Che Teoria del cinema non sia un testo semplicistico, come a lungo e diffusamente è stato ritenuto, risulta evidente soprattutto nella lettura dell’Epilogo e, scrive Quaresima, non lo è a maggior ragione in un periodo come quello contemporaneo

in cui l’immagine in movimento regna sovrana, e ben al di là dell’ambito della comunicazione e dell’“intrattenimento”, sorta di iconosfera che avvolge e permea la nostra esistenza. Il cinema, ciò che dell’immagine in movimento conserva la vitalità e la operatività del cinema, quello che “sì, è cinema”, esercita pienamente e trionfalmente la stessa funzione di redenzione della realtà. Nel continuum visivo, un’installazione ci tocca nel profondo, una serie ci turba e mette in discussione, un videoclip fa scattare una scintilla, un film (ne esistono ancora, certo, anche se per lo più fuori dal dispositivo classico – sullo schienale del sedile di un treno o di un aereo, quotidianamente dai nostri dispositivi “intelligenti”); un film investe il nostro inconscio ottico, un’esperienza di realtà virtuale ci fa entrare in vibrazione, fa scattare le nostre risposte psicofisiche, ci riporta a contatto con ciò che l’immagine digitale ha tutt’altro che archiviato in un’epoca ormai passata. Quella “cosa”, quelle “cose” possiamo chiamarle “realtà fisica”. Le immagini salvano ciò che ci circonda e la nostra esistenza. La redenzione è una riattribuzione di parola. Redimere la realtà significa riportarla a una esistenza non funzionale, non simbolica, ma “letterale”, “materiale” (p. 101).

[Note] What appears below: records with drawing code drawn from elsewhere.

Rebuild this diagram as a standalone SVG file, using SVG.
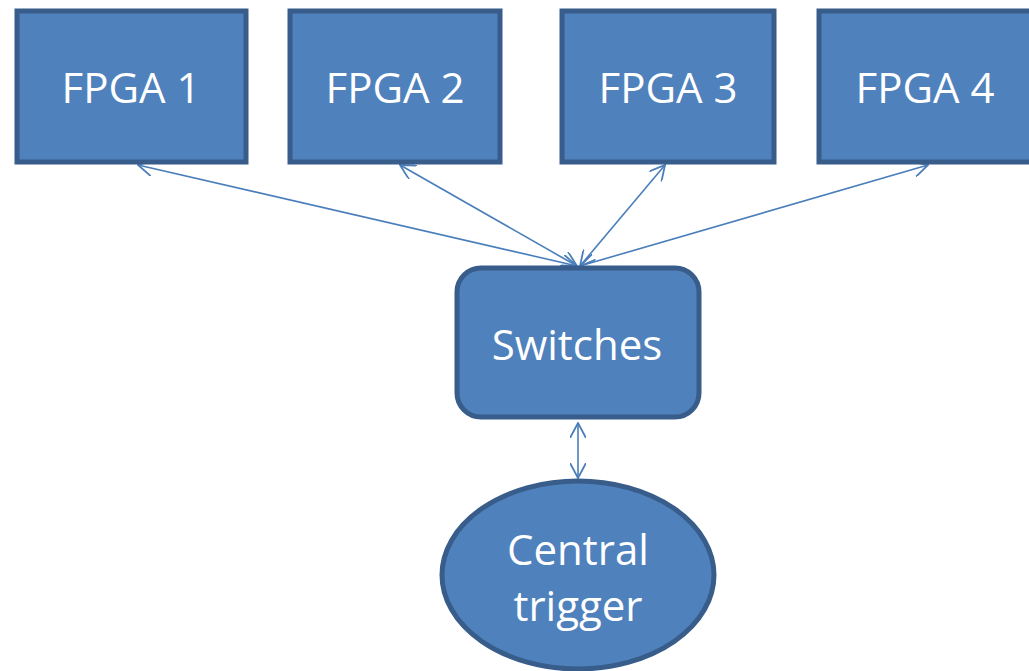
<svg xmlns="http://www.w3.org/2000/svg" width="1029" height="671" viewBox="0 0 1029 671">
<style>
.box{fill:#4f81bd;stroke:#385d8a;stroke-width:5}
.lbl{fill:#ffffff;font-family:"Open Sans","Noto Sans",sans-serif;font-size:42px;text-anchor:middle}
.conn{stroke:#4a7ebb;stroke-width:1.6;fill:none;marker-start:url(#ah);marker-end:url(#ah)}
</style>
<defs>
<marker id="ah" viewBox="0 0 16 16" refX="15" refY="8" markerWidth="16" markerHeight="16" markerUnits="userSpaceOnUse" orient="auto-start-reverse">
<path d="M0,0 L15,8 L0,16" fill="none" stroke="#4a7ebb" stroke-width="1.8"/>
</marker>
</defs>
<rect width="1029" height="671" fill="#ffffff"/>
<g id="connectors">
<line class="conn" x1="138" y1="165" x2="577" y2="266"/>
<line class="conn" x1="400" y1="165" x2="577" y2="266"/>
<line class="conn" x1="665" y1="165" x2="580" y2="266"/>
<line class="conn" x1="928" y1="165" x2="580" y2="266"/>
<line class="conn" x1="578" y1="423" x2="578" y2="478"/>
</g>
<g id="fpga1"><rect class="box" x="17" y="11" width="229" height="151"/><text class="lbl" x="131" y="103">FPGA 1</text></g>
<g id="fpga2"><rect class="box" x="290" y="11" width="210" height="151"/><text class="lbl" x="395" y="103">FPGA 2</text></g>
<g id="fpga3"><rect class="box" x="562" y="11" width="212" height="151"/><text class="lbl" x="668" y="103">FPGA 3</text></g>
<g id="fpga4"><rect class="box" x="819" y="11" width="220" height="151"/><text class="lbl" x="925" y="103">FPGA 4</text></g>
<g id="switches"><rect class="box" x="457" y="268" width="242" height="149" rx="24"/><text class="lbl" x="577" y="360">Switches</text></g>
<g id="central"><ellipse class="box" cx="578" cy="575" rx="136" ry="94"/><text class="lbl" x="578" y="565">Central</text><text class="lbl" x="578" y="621">trigger</text></g>
</svg>
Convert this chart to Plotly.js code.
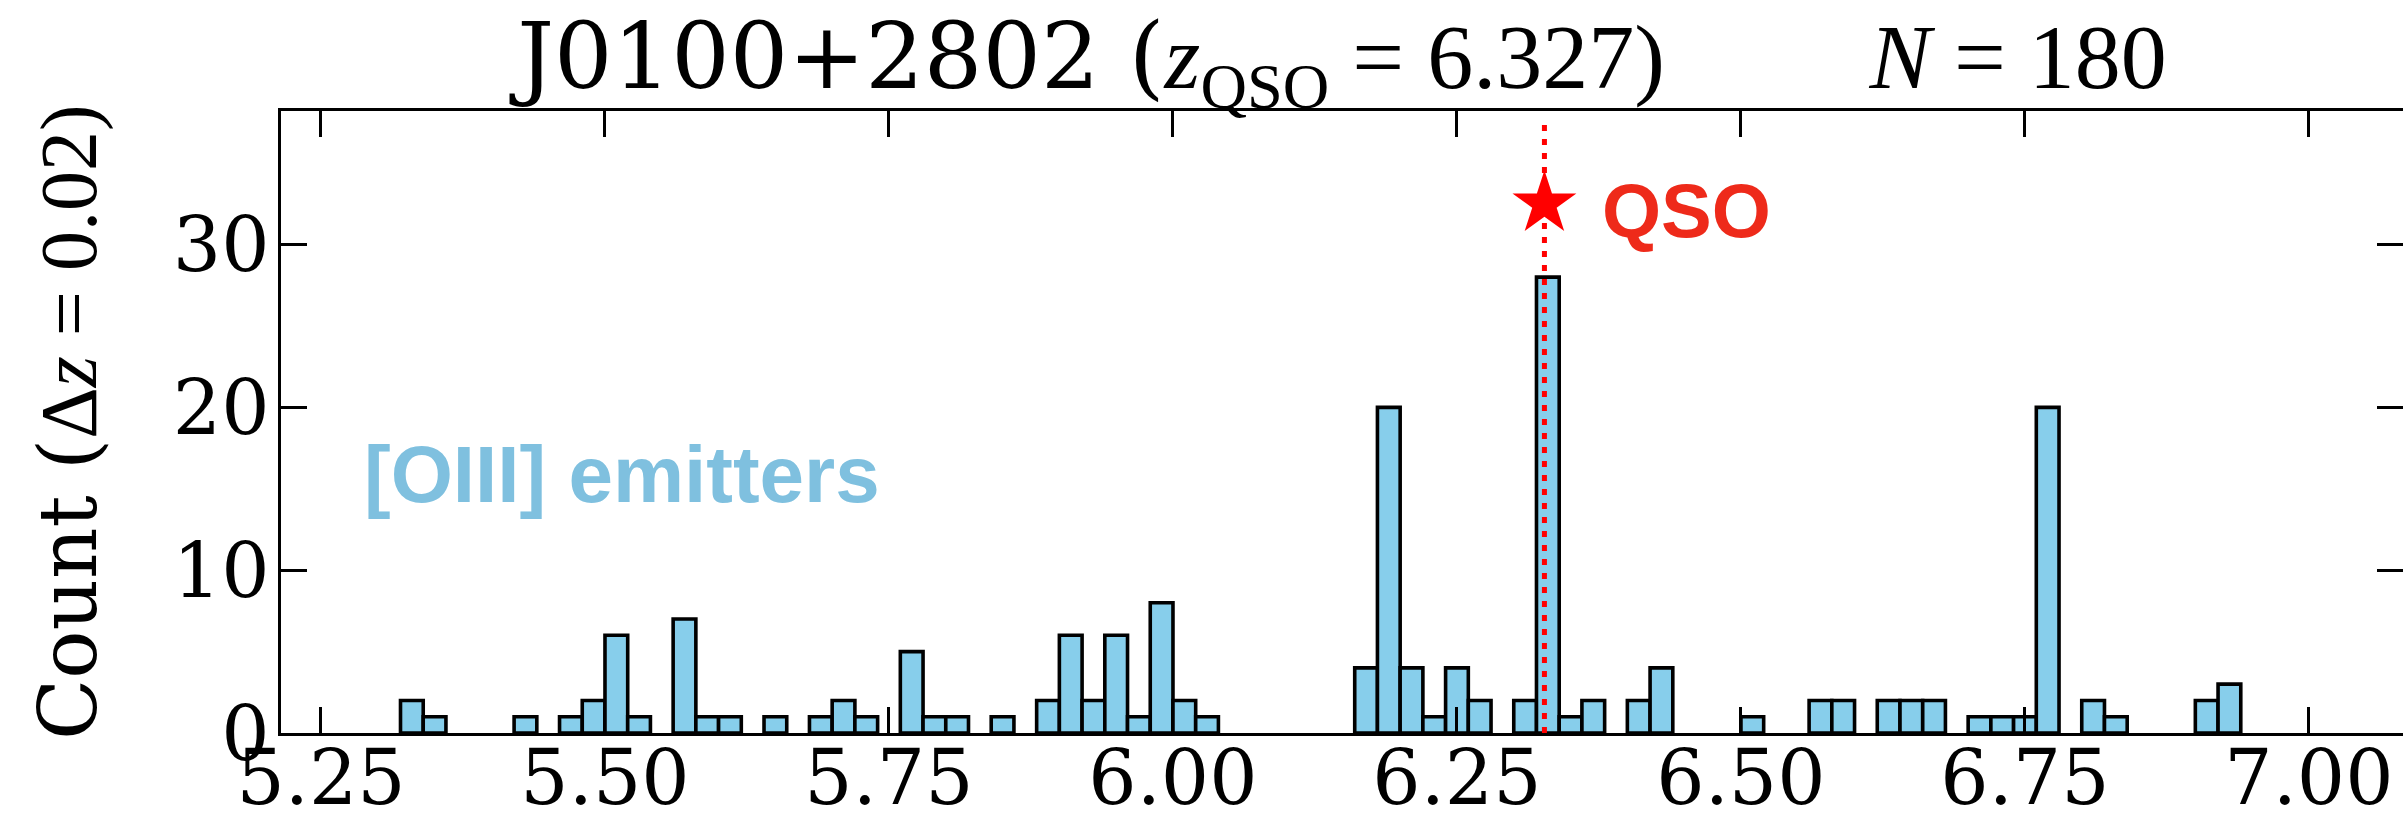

Ci si è chiesti se, dopo una tragedia come quella dei campi di sterminio nazisti, esista ancora il cinema, se cioè il cinema possa far “aprire gli occhi” consentendo di guardare l’orrore e di redimerlo dall’invisibilità. Kracauer non segue il convincimento di Bazin che riteneva la morte irrappresentabile sullo schermo ma, conclude Quaresima, «Che si propenda per la linea Bazin o per quella dello studioso tedesco, è qui, anche, che si misura la possibile attualità di Kracauer, la capacità o meno del suo pensiero di interagire, in profondità e fruttuosamente, con l’universo attuale delle immagini in movimento» (p. 107).